The Solar Panel Optimizer (SPO) solves a common problem with solar panels that are often stationary and thus only optimally oriented for maximum sunlight capture at specific times of day. One solution that is often used, and yet is terribly inefficient, is to manually readjust the panels. Team 6’s device will calculate the angle of sunlight and reorient the solar panel so as to maximize the energy collected. This product fulfills a critical market need for maximizing efficiency of solar, a green type of energy that still has vast room for improvement, and that will become extremely important in future years. By constantly reorienting the solar panel, the optimizer can capture up to 40% more energy than fixed panels. The SPO will also account for seasonal differences in the path of the sun and reorient the solar panel on two axes: one covering all 360 degrees of the compass (Azimuth) and one covering the sun's elevation angle above the horizon (Elevation).

For our earlier introduction video, please follow this link: https://youtu.be/gdpb3pW9WpM

Technical Specifications

*Arduino UNO: Arduino UNO board was used to control 2 servos, perform calculations of Solar azimuth and elevation, and receive information from Arduino MKR 1000

*Arduino MKR 1000: Arduino MKR 1000 was used for its built-in wifi components and was used to send digital signals to the Arduino UNO.
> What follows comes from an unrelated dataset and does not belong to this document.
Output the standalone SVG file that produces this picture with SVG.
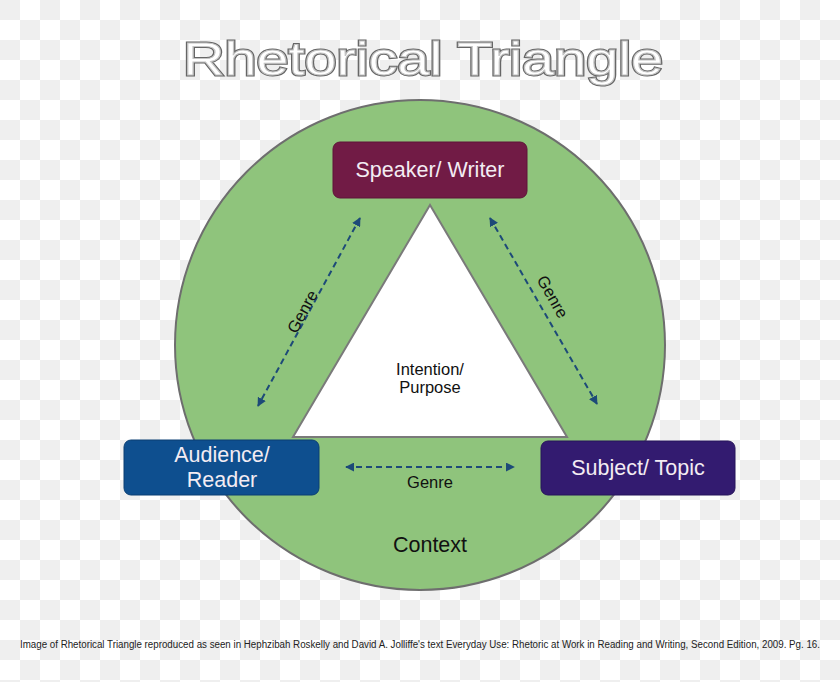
<svg xmlns="http://www.w3.org/2000/svg" width="840" height="682" viewBox="0 0 840 682">
<defs>
<pattern id="checker" width="40" height="40" patternUnits="userSpaceOnUse">
<rect width="40" height="40" fill="#ffffff"/>
<rect x="0" y="0" width="20" height="20" fill="#efefef"/>
<rect x="20" y="20" width="20" height="20" fill="#efefef"/>
</pattern>
<marker id="ah" viewBox="0 0 10 10" refX="9" refY="5" markerWidth="4.5" markerHeight="4.5" orient="auto-start-reverse" markerUnits="strokeWidth">
<path d="M0,0 L10,5 L0,10 z" fill="#1d4a78"/>
</marker>
<style>
.box-text{font-family:"Liberation Sans",Arial,sans-serif;font-size:21.5px;fill:#f3ecf3;text-anchor:middle}
.lbl{font-family:"Liberation Sans",Arial,sans-serif;fill:#111;text-anchor:middle}
.conn{stroke:#1d4a78;stroke-width:2;stroke-dasharray:6 4;fill:none;marker-start:url(#ah);marker-end:url(#ah)}
.title{font-family:"Liberation Sans",Arial,sans-serif;font-size:46px}
</style>
</defs>
<rect width="840" height="682" fill="url(#checker)"/>
<g id="title">
<text class="title" x="183" y="75" textLength="480" lengthAdjust="spacingAndGlyphs" fill="#fff" stroke="#666" stroke-width="3">Rhetorical Triangle</text>
<text class="title" x="183" y="75" textLength="480" lengthAdjust="spacingAndGlyphs" fill="#fff" stroke="#c4c4c4" stroke-width="1">Rhetorical Triangle</text>
</g>
<g id="context">
<circle cx="420" cy="345" r="245" fill="#8fc47c" stroke="#6e6e6e" stroke-width="2"/>
<text class="lbl" x="430" y="552" font-size="21.5">Context</text>
</g>
<g id="purpose">
<polygon points="430,205 293,437 567,437" fill="#ffffff" stroke="#7a7a7a" stroke-width="2"/>
<text class="lbl" x="430" y="375" font-size="16.5">Intention/</text>
<text class="lbl" x="430" y="393" font-size="16.5">Purpose</text>
</g>
<g id="connectors">
<line class="conn" x1="360" y1="218" x2="258" y2="406"/>
<line class="conn" x1="490" y1="218" x2="597" y2="404"/>
<line class="conn" x1="346" y1="467" x2="514" y2="467"/>
<text class="lbl" font-size="16.5" transform="translate(303,312) rotate(-61.5)" y="5">Genre</text>
<text class="lbl" font-size="16.5" transform="translate(552,297) rotate(60.5)" y="5">Genre</text>
<text class="lbl" font-size="16.5" x="430" y="488">Genre</text>
</g>
<g id="speaker">
<rect x="333" y="142" width="194" height="56" rx="7" fill="#711b45" stroke="#5e1538" stroke-width="1"/>
<text class="box-text" x="430" y="177">Speaker/ Writer</text>
</g>
<g id="audience">
<rect x="124" y="440" width="195" height="55" rx="7" fill="#0e4f8f" stroke="#0a3f73" stroke-width="1"/>
<text class="box-text" x="222" y="462">Audience/</text>
<text class="box-text" x="222" y="487">Reader</text>
</g>
<g id="subject">
<rect x="541" y="441" width="194" height="54" rx="7" fill="#331b70" stroke="#27145a" stroke-width="1"/>
<text class="box-text" x="638" y="475">Subject/ Topic</text>
</g>
<g id="caption">
<text x="20" y="648" font-family="'Liberation Sans',Arial,sans-serif" font-size="10" fill="#222" textLength="800" lengthAdjust="spacingAndGlyphs">Image of Rhetorical Triangle reproduced as seen in Hephzibah Roskelly and David A. Jolliffe's text Everyday Use: Rhetoric at Work in Reading and Writing, Second Edition, 2009. Pg. 16.</text>
</g>
</svg>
*WiFi: WiFi (Internet of Things) was used by the Arduino MKR 1000 to access the Yahoo Weather API, which provided critical weather information for running the Solar Panel Optimizer. These results were sent as digital signals to by the MKR 1000 to the UNO


To access our code, please follow the links:

Code for Arduino UNO: https://www.dropbox.com/s/dk38igzsl04oh8q/final_code.ino?dl=0

Code for Arduino MKR 1000: https://www.dropbox.com/s/n91vcyur826428r/FinalCode_mkr1000.ino?dl=0

Challenges we ran into

Our prototype testing was extremely exhausting on the servos and Arduino boards, partially because of an unintentional surge in voltage. We went through 8 servos and 2 boards until we were able to find a board and two servos that worked and continued to work. Additionally, our API requests were quite challenging as we were attempting to access APIs that were not designed to be parsed for information, forcing us to change the role of the internet in our device.

Lessons we learned

Prototyping and constant testing of your device is critical.